Vierzehn Bücher, seine Dissertation eingeschlossen, hat Robert Musil zu Lebzeiten veröffentlicht. Von Michael Köhlmeier gibt es mehr als vier Dutzend Bücher, von Franzobel rund sechs Dutzend und noch einmal rund zwei Dutzend mehr, wenn man die Theatertexte mitzählt. Dabei ist der Mann noch keine 54 Jahre alt. Sage einer, es gebe keinen Fortschritt!

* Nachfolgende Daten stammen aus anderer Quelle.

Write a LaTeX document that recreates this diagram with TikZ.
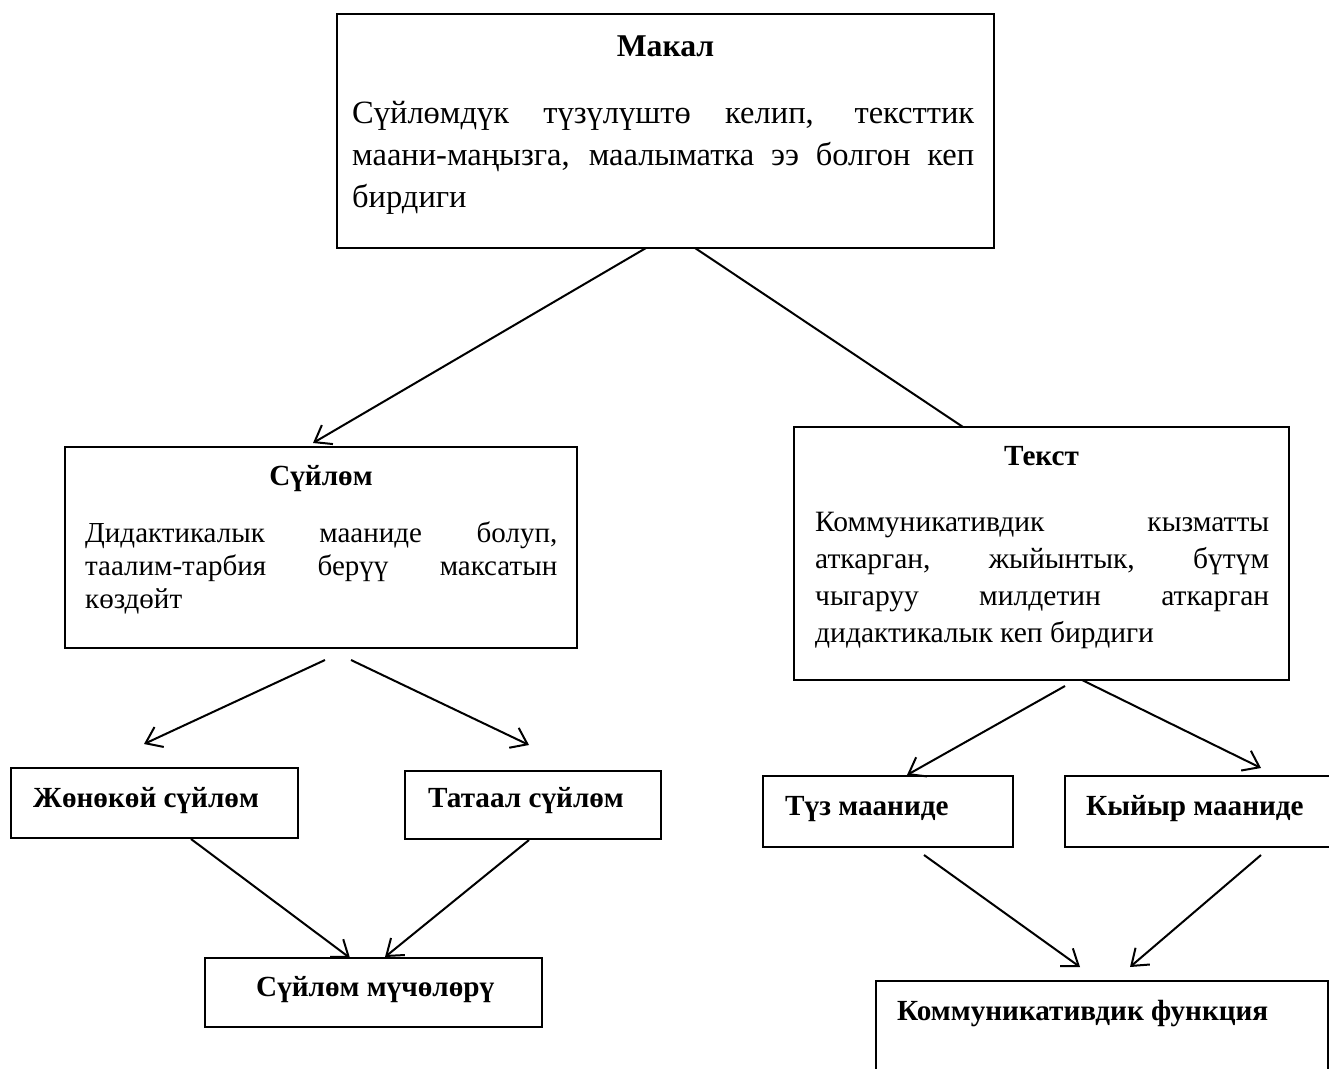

Diesmal entführt der so verblüffend produktive Franzobel, der Grenzen, in welcher Form auch immer, nicht zu kennen scheint, auf Umwegen nach Amerika. Und weil bei ihm alles durcheinanderwirbelt, stoßen scheinbar unvereinbare Orte, Zeiten, Handlungselemente unmittelbar aufeinander. Das weist in die Richtung der Fantasy und des Traums, zuweilen auch, zugegeben, der Blödelei aus dem Mittelschüler-Milieu. Dass Franzobel diese Poetik jedoch mit Faktischem verknüpft, dass er, wenngleich dem Surrealismus durchaus nahe, von Realem berichtet, macht den besonderen Reiz seines jüngsten Romans aus. „Die Eroberung Amerikas“ist, bei aller grotesken Farbigkeit, ein politischer Roman, der besser nicht in unsere Gegenwart einer eben zu Ende gegangenen, aber von der Hälfte der USAmerikaner geduldeten Präsidentschaft eines Verrückten passen könnte.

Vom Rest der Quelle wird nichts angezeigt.